**Exercise**: Copy the data exactly; pictures stay out of the copy.

══════

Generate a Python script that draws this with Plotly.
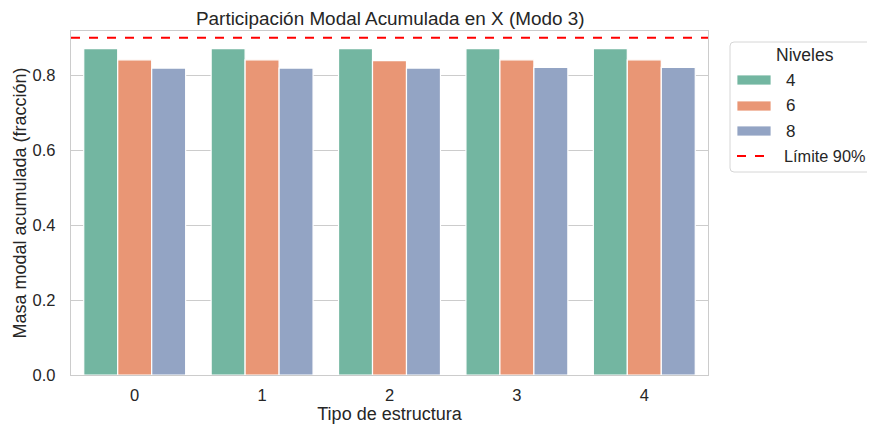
import plotly.graph_objects as go

categories = [0, 1, 2, 3, 4]
niveles = ["4", "6", "8"]
vals_4 = [0.871, 0.871, 0.871, 0.871, 0.871]
vals_6 = [0.841, 0.841, 0.839, 0.841, 0.841]
vals_8 = [0.819, 0.819, 0.819, 0.821, 0.821]
limite = 0.9
limite_label = "Límite 90%"
legend_title = "Niveles"
colors = ["#73b6a1", "#e99675", "#93a4c4"]

FONT = "Arial, Liberation Sans, sans-serif"
TXT = "#262626"

# page body adds an 8px margin on every side, so figure is 859x416 (no overflow)
W, H = 859, 416
ML, MR, MT, MB = 63, 159, 23, 49
PW, PH = W - ML - MR, H - MT - MB


def px(xp):  # page x pixel -> paper
    return (xp - 8 - ML) / PW


def py(yp):  # page y pixel -> paper
    return 1 - (yp - 8 - MT) / PH


fig = go.Figure()
for name, vals, c in zip(niveles, [vals_4, vals_6, vals_8], colors):
    fig.add_trace(go.Bar(
        x=categories, y=vals, name=name, showlegend=False,
        marker=dict(color=c, line=dict(color="white", width=1.2)),
    ))
fig.add_trace(go.Scatter(
    x=[-0.5, 4.5], y=[limite, limite], mode="lines", name=limite_label, showlegend=False,
    line=dict(color="red", dash="dash", width=1.8),
))

# manual legend
shapes = []
annotations = []
x0, x1, y0, y1, r = 730, 890, 42, 172, 4
path = (f"M {px(x0 + r)},{py(y0)} L {px(x1 - r)},{py(y0)} "
        f"Q {px(x1)},{py(y0)} {px(x1)},{py(y0 + r)} L {px(x1)},{py(y1 - r)} "
        f"Q {px(x1)},{py(y1)} {px(x1 - r)},{py(y1)} L {px(x0 + r)},{py(y1)} "
        f"Q {px(x0)},{py(y1)} {px(x0)},{py(y1 - r)} L {px(x0)},{py(y0 + r)} "
        f"Q {px(x0)},{py(y0)} {px(x0 + r)},{py(y0)} Z")
shapes.append(dict(type="path", xref="paper", yref="paper", path=path,
                   line=dict(color="#d6d6d6", width=1), fillcolor="white", layer="above"))
annotations.append(dict(text=legend_title, xref="paper", yref="paper", x=px(805), y=py(55),
                        xanchor="center", yanchor="middle", showarrow=False,
                        font=dict(size=17.5, color=TXT)))
rows = [80, 106, 131]
for name, c, yy in zip(niveles, colors, rows):
    shapes.append(dict(type="rect", xref="paper", yref="paper", x0=px(737), x1=px(771),
                       y0=py(yy - 5), y1=py(yy + 5), fillcolor=c,
                       line=dict(color="white", width=0.8), layer="above"))
    annotations.append(dict(text=name, xref="paper", yref="paper", x=px(784), y=py(yy),
                            xanchor="left", yanchor="middle", showarrow=False,
                            font=dict(size=17, color=TXT)))
shapes.append(dict(type="line", xref="paper", yref="paper", x0=px(737), x1=px(771),
                   y0=py(156), y1=py(156), line=dict(color="red", dash="dash", width=1.8),
                   layer="above"))
annotations.append(dict(text=limite_label, xref="paper", yref="paper", x=px(782), y=py(156),
                        xanchor="left", yanchor="middle", showarrow=False,
                        font=dict(size=16.3, color=TXT)))

fig.update_layout(
    width=W, height=H,
    margin=dict(l=ML, r=MR, t=MT, b=MB),
    plot_bgcolor="white", paper_bgcolor="white", showlegend=False,
    barmode="group", bargap=0.2, bargroupgap=0,
    font=dict(family=FONT, size=17, color=TXT),
    title=dict(text="Participación Modal Acumulada en X (Modo 3)", x=0.445, xanchor="center",
               y=0.976, yanchor="middle", font=dict(size=18.9, color=TXT)),
    xaxis=dict(range=[-0.5, 4.5], tickvals=categories, ticktext=[str(c) for c in categories],
               showgrid=False, zeroline=False, showline=True, linecolor="#cccccc", linewidth=1.3,
               mirror=True, ticks="", tickfont=dict(size=16.5), ticklabelstandoff=5,
               automargin=False,
               title=dict(text="Tipo de estructura", font=dict(size=18), standoff=11)),
    yaxis=dict(range=[0, 0.918], tickvals=[0, 0.2, 0.4, 0.6, 0.8],
               ticktext=["0.0", "0.2", "0.4", "0.6", "0.8"],
               showgrid=True, gridcolor="#cccccc", gridwidth=1.2, zeroline=False,
               showline=True, linecolor="#cccccc", linewidth=1.3, mirror=True, ticks="",
               tickfont=dict(size=16.5), ticklabelstandoff=11, automargin=False,
               title=dict(text="Masa modal acumulada (fracción)", font=dict(size=18), standoff=1)),
    shapes=shapes,
    annotations=annotations,
)
fig.write_html("out.html")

══════

**Task answer**:
Generate a Python script that draws this with Plotly.
import plotly.graph_objects as go

categories = [0, 1, 2, 3, 4]
niveles = ["4", "6", "8"]
vals_4 = [0.871, 0.871, 0.871, 0.871, 0.871]
vals_6 = [0.841, 0.841, 0.839, 0.841, 0.841]
vals_8 = [0.819, 0.819, 0.819, 0.821, 0.821]
limite = 0.9
limite_label = "Límite 90%"
legend_title = "Niveles"
colors = ["#73b6a1", "#e99675", "#93a4c4"]

FONT = "Arial, Liberation Sans, sans-serif"
TXT = "#262626"

# page body adds an 8px margin on every side, so figure is 859x416 (no overflow)
W, H = 859, 416
ML, MR, MT, MB = 63, 159, 23, 49
PW, PH = W - ML - MR, H - MT - MB


def px(xp):  # page x pixel -> paper
    return (xp - 8 - ML) / PW


def py(yp):  # page y pixel -> paper
    return 1 - (yp - 8 - MT) / PH


fig = go.Figure()
for name, vals, c in zip(niveles, [vals_4, vals_6, vals_8], colors):
    fig.add_trace(go.Bar(
        x=categories, y=vals, name=name, showlegend=False,
        marker=dict(color=c, line=dict(color="white", width=1.2)),
    ))
fig.add_trace(go.Scatter(
    x=[-0.5, 4.5], y=[limite, limite], mode="lines", name=limite_label, showlegend=False,
    line=dict(color="red", dash="dash", width=1.8),
))

# manual legend
shapes = []
annotations = []
x0, x1, y0, y1, r = 730, 890, 42, 172, 4
path = (f"M {px(x0 + r)},{py(y0)} L {px(x1 - r)},{py(y0)} "
        f"Q {px(x1)},{py(y0)} {px(x1)},{py(y0 + r)} L {px(x1)},{py(y1 - r)} "
        f"Q {px(x1)},{py(y1)} {px(x1 - r)},{py(y1)} L {px(x0 + r)},{py(y1)} "
        f"Q {px(x0)},{py(y1)} {px(x0)},{py(y1 - r)} L {px(x0)},{py(y0 + r)} "
        f"Q {px(x0)},{py(y0)} {px(x0 + r)},{py(y0)} Z")
shapes.append(dict(type="path", xref="paper", yref="paper", path=path,
                   line=dict(color="#d6d6d6", width=1), fillcolor="white", layer="above"))
annotations.append(dict(text=legend_title, xref="paper", yref="paper", x=px(805), y=py(55),
                        xanchor="center", yanchor="middle", showarrow=False,
                        font=dict(size=17.5, color=TXT)))
rows = [80, 106, 131]
for name, c, yy in zip(niveles, colors, rows):
    shapes.append(dict(type="rect", xref="paper", yref="paper", x0=px(737), x1=px(771),
                       y0=py(yy - 5), y1=py(yy + 5), fillcolor=c,
                       line=dict(color="white", width=0.8), layer="above"))
    annotations.append(dict(text=name, xref="paper", yref="paper", x=px(784), y=py(yy),
                            xanchor="left", yanchor="middle", showarrow=False,
                            font=dict(size=17, color=TXT)))
shapes.append(dict(type="line", xref="paper", yref="paper", x0=px(737), x1=px(771),
                   y0=py(156), y1=py(156), line=dict(color="red", dash="dash", width=1.8),
                   layer="above"))
annotations.append(dict(text=limite_label, xref="paper", yref="paper", x=px(782), y=py(156),
                        xanchor="left", yanchor="middle", showarrow=False,
                        font=dict(size=16.3, color=TXT)))

fig.update_layout(
    width=W, height=H,
    margin=dict(l=ML, r=MR, t=MT, b=MB),
    plot_bgcolor="white", paper_bgcolor="white", showlegend=False,
    barmode="group", bargap=0.2, bargroupgap=0,
    font=dict(family=FONT, size=17, color=TXT),
    title=dict(text="Participación Modal Acumulada en X (Modo 3)", x=0.445, xanchor="center",
               y=0.976, yanchor="middle", font=dict(size=18.9, color=TXT)),
    xaxis=dict(range=[-0.5, 4.5], tickvals=categories, ticktext=[str(c) for c in categories],
               showgrid=False, zeroline=False, showline=True, linecolor="#cccccc", linewidth=1.3,
               mirror=True, ticks="", tickfont=dict(size=16.5), ticklabelstandoff=5,
               automargin=False,
               title=dict(text="Tipo de estructura", font=dict(size=18), standoff=11)),
    yaxis=dict(range=[0, 0.918], tickvals=[0, 0.2, 0.4, 0.6, 0.8],
               ticktext=["0.0", "0.2", "0.4", "0.6", "0.8"],
               showgrid=True, gridcolor="#cccccc", gridwidth=1.2, zeroline=False,
               showline=True, linecolor="#cccccc", linewidth=1.3, mirror=True, ticks="",
               tickfont=dict(size=16.5), ticklabelstandoff=11, automargin=False,
               title=dict(text="Masa modal acumulada (fracción)", font=dict(size=18), standoff=1)),
    shapes=shapes,
    annotations=annotations,
)
fig.write_html("out.html")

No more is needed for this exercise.